The message, posted by a maths teacher at the Herning upper secondary and adult education school, told students that if they were a woman taking an oral exam, they shouldn't expect their examiner to shake hands.
“Our external examiner has stated that he does not want to shake hands with women, so it is best not to try to shake his hand. You have been warned, so there should be no confusion. Good luck with the exam.”
The school itself didn't become aware of the situation until two female students asked for a new examiner to be found.
One of the women was Michala Mosegaard, 20, who was due to take a maths exam later that week.
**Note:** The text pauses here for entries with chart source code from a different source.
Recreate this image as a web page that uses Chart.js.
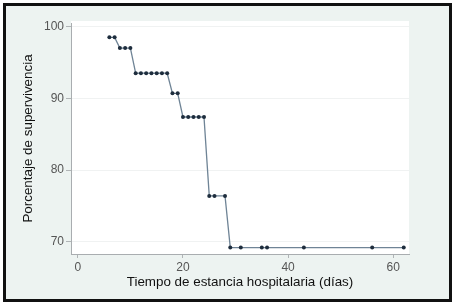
<!DOCTYPE html>
<html>
<head>
<meta charset="utf-8">
<script src="https://cdn.jsdelivr.net/npm/chart.js@4"></script>
<style>
  html, body { margin: 0; padding: 0; background: #fff; }
  #wrap { position: relative; width: 455px; height: 303px; overflow: hidden; }
  #frame {
    position: absolute; left: 3px; top: 3px; width: 443px; height: 293px;
    border: 3px solid #111; background: #edf3f1;
  }
  #chart { position: absolute; left: 0; top: 0; }
</style>
</head>
<body>
<div id="wrap">
  <div id="frame"></div>
  <canvas id="chart" width="455" height="303"></canvas>
</div>
<script>
// días de estancia (eje x)
const dias = [6, 7, 8, 9, 10, 11, 12, 13, 14, 15, 16, 17, 18, 19, 20, 21, 22, 23, 24, 25, 26, 28, 29, 31, 35, 36, 43, 56, 62];
// porcentaje de supervivencia en cada punto
const supervivencia = [
    98.5, 98.5,
    97.0, 97.0, 97.0,
    93.5, 93.5, 93.5, 93.5, 93.5, 93.5, 93.5,
    90.7, 90.7,
    87.4, 87.4, 87.4, 87.4, 87.4,
    76.4, 76.4, 76.4,
    69.2, 69.2, 69.2, 69.2, 69.2, 69.2, 69.2
];
const xTicks = [0, 20, 40, 60];
const yTicks = [70, 80, 90, 100];

const puntos = dias.map((d, i) => ({ x: d, y: supervivencia[i] }));

// fondo blanco del área del gráfico
const fondoArea = {
    id: 'fondoArea',
    beforeDraw(chart) {
        const { ctx, chartArea } = chart;
        ctx.save();
        ctx.fillStyle = '#ffffff';
        ctx.fillRect(chartArea.left, chartArea.top - 2, chartArea.right - chartArea.left, chartArea.bottom - chartArea.top + 2);
        ctx.restore();
    }
};

new Chart(document.getElementById('chart').getContext('2d'), {
    type: 'line',
    data: {
        datasets: [{
            data: puntos,
            borderColor: '#6f8496',
            borderWidth: 1.3,
            pointRadius: 2,
            pointBackgroundColor: '#1e2d3d',
            pointBorderColor: '#1e2d3d',
            pointBorderWidth: 0,
            tension: 0,
            fill: false
        }]
    },
    options: {
        responsive: false,
        animation: false,
        layout: { padding: { left: 0, right: 46, top: 23, bottom: 0 } },
        plugins: {
            legend: { display: false },
            tooltip: { enabled: false }
        },
        scales: {
            x: {
                type: 'linear',
                min: -1.3,
                max: 63,
                afterFit: (s) => { s.height = 49; },
                afterBuildTicks: (s) => { s.ticks = xTicks.map(v => ({ value: v })); },
                border: { display: true, color: '#a9adb0', width: 1 },
                grid: { display: true, drawOnChartArea: false, tickLength: 4, tickColor: '#b0b4b6' },
                ticks: { color: '#555', font: { family: 'Arial, "Liberation Sans"', size: 12 }, padding: 2, maxRotation: 0 },
                title: {
                    display: true,
                    text: 'Tiempo de estancia hospitalaria (días)',
                    color: '#111',
                    font: { family: 'Arial, "Liberation Sans"', size: 13.4 },
                    padding: { top: 0, bottom: 13 }
                }
            },
            y: {
                min: 68.3,
                max: 100.5,
                afterFit: (s) => { s.width = 71; },
                afterBuildTicks: (s) => { s.ticks = yTicks.map(v => ({ value: v })); },
                border: { display: true, color: '#a9adb0', width: 1 },
                grid: { color: '#f0f2f2', lineWidth: 1, tickLength: 5, tickColor: '#b0b4b6' },
                ticks: { color: '#555', font: { family: 'Arial, "Liberation Sans"', size: 12 }, padding: 2 },
                title: {
                    display: true,
                    text: 'Porcentaje de supervivencia',
                    color: '#111',
                    font: { family: 'Arial, "Liberation Sans"', size: 13.4 },
                    padding: { top: 20, bottom: 0 }
                }
            }
        }
    },
    plugins: [fondoArea]
});
</script>
</body>
</html>
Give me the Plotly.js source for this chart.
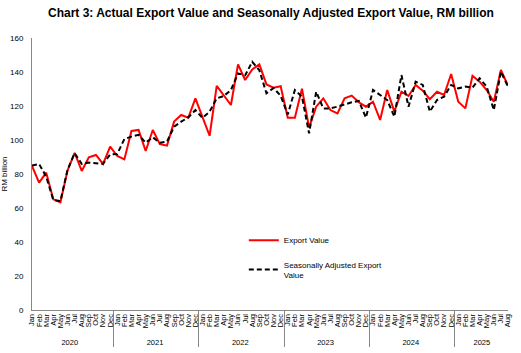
<!DOCTYPE html>
<html><head><meta charset="utf-8">
<script src="https://cdn.plot.ly/plotly-3.0.1.min.js"></script>
<style>body{margin:0;background:#fff}#c{width:521px;height:353px}</style>
</head><body><div id="c"></div>
<script>
const years = ["2020","2021","2022","2023","2024","2025"];
const monthNames = ["Jan","Feb","Mar","Apr","May","Jun","Jul","Aug","Sep","Oct","Nov","Dec"];
const monthsPerYear = [12,12,12,12,12,8];

const exportValue = [
  84.7, 74.9, 80.8, 65.1, 63.3, 82.0, 92.5, 81.8, 89.8, 91.2, 85.9, 96.1,
  90.6, 88.6, 105.3, 105.9, 93.5, 105.9, 97.6, 96.7, 110.8, 114.7, 113.1, 124.5,
  113.5, 102.5, 131.8, 126.5, 120.6, 144.5, 135.3, 141.5, 144.5, 132.7, 130.8, 131.6,
  113.1, 113.1, 130.2, 107.3, 119.6, 124.5, 117.6, 115.7, 124.5, 126.1, 122.2, 119.6,
  122.5, 111.8, 129.4, 116.7, 128.4, 125.9, 132.4, 129.0, 124.0, 128.4, 126.5, 138.8,
  122.5, 118.6, 137.8, 134.3, 129.4, 122.5, 141.2, 131.9
];
const seasonallyAdjusted = [
  85.0, 85.9, 78.4, 64.7, 64.1, 82.4, 92.2, 85.9, 86.7, 86.3, 86.0, 91.5,
  91.8, 100.5, 102.0, 103.0, 98.4, 101.6, 98.4, 99.0, 107.8, 110.8, 113.3, 117.6,
  113.0, 116.7, 124.5, 125.9, 129.4, 139.2, 138.0, 146.0, 141.0, 127.5, 130.6, 126.0,
  115.0, 129.4, 125.5, 103.9, 128.4, 118.6, 118.6, 119.6, 121.0, 122.2, 123.0, 113.2,
  129.4, 126.5, 123.5, 113.7, 138.2, 119.6, 134.3, 132.4, 116.7, 123.5, 125.5, 132.4,
  130.4, 131.4, 130.8, 136.3, 131.4, 117.6, 140.2, 131.4
];

const xYear = [], xMonth = [];
years.forEach((y, i) => {
  for (let m = 0; m < monthsPerYear[i]; m++) { xYear.push(y); xMonth.push(monthNames[m]); }
});

const font = "Liberation Sans, Arial, sans-serif";
const traces = [
  {x: [xYear, xMonth], y: exportValue, type: "scatter", mode: "lines",
   name: "Export Value", legendgroup: "a",
   line: {color: "#ff0000", width: 2}},
  {x: [xYear, xMonth], y: seasonallyAdjusted, type: "scatter", mode: "lines",
   name: "Seasonally Adjusted Export<br>Value", legendgroup: "b",
   line: {color: "#000000", width: 2, dash: "5px,3px"}}
];

const layout = {
  width: 521, height: 353,
  margin: {l: 32, r: 13, t: 38, b: 43},
  paper_bgcolor: "#fff", plot_bgcolor: "#fff",
  font: {family: font, size: 8, color: "#000"},
  title: {text: "<b>Chart 3: Actual Export Value and Seasonally Adjusted Export Value, RM billion</b>",
          font: {family: font, size: 12, color: "#000"}, x: 0.52, xanchor: "center", y: 0.965, yanchor: "middle"},
  xaxis: {type: "multicategory", showline: true, linecolor: "#888", linewidth: 1,
          showgrid: false, zeroline: false, ticks: "", tickangle: -90,
          tickmode: "linear", tick0: 0, dtick: 1,
          tickfont: {family: font, size: 7.5, color: "#000"},
          showdividers: true, dividercolor: "#888", dividerwidth: 1},
  yaxis: {range: [0, 160], dtick: 20, showline: true, linecolor: "#888", linewidth: 1,
          showgrid: false, zeroline: false, ticks: "", ticklabelstandoff: 6,
          tickfont: {family: font, size: 8, color: "#000"},
          title: {text: "RM billion", font: {family: font, size: 8, color: "#000"}, standoff: 4}},
  showlegend: true,
  legend: {x: 0.445, y: 0.31, xanchor: "left", yanchor: "top", bgcolor: "rgba(0,0,0,0)",
           font: {family: font, size: 8, color: "#000"}, tracegroupgap: 8, itemwidth: 30},
};

Plotly.newPlot("c", traces, layout, {displayModeBar: false, staticPlot: true});
</script></body></html>
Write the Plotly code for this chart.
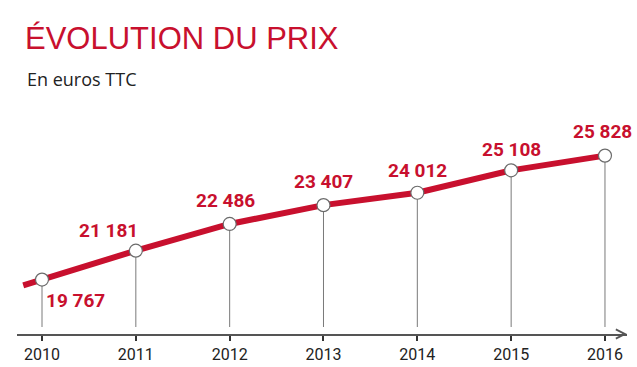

"A woman seeing a message like that feels like she has already lost points before she even starts the test," Mosegaard told Information newspaper. "No matter how well you know the material, you feel like you are not being looked at fairly."
Oral exams are typically administered by two people: the student's teacher and an external examiner. The school, after receiving the students' complaints, said it was too late to find a new external examiner.
"Not shaking hands is his business, but it is annoying that he has not said anything before now," Marianne Dose Hvid, the school's education manager, told Information. Hvid said religion should not be a factor when exams are on the line and sought counsel from the Education Ministry.
The ministry said there were no rules about whether an examiner should shake hands with a student, and that it was up to the school to make sure exams were properly administered.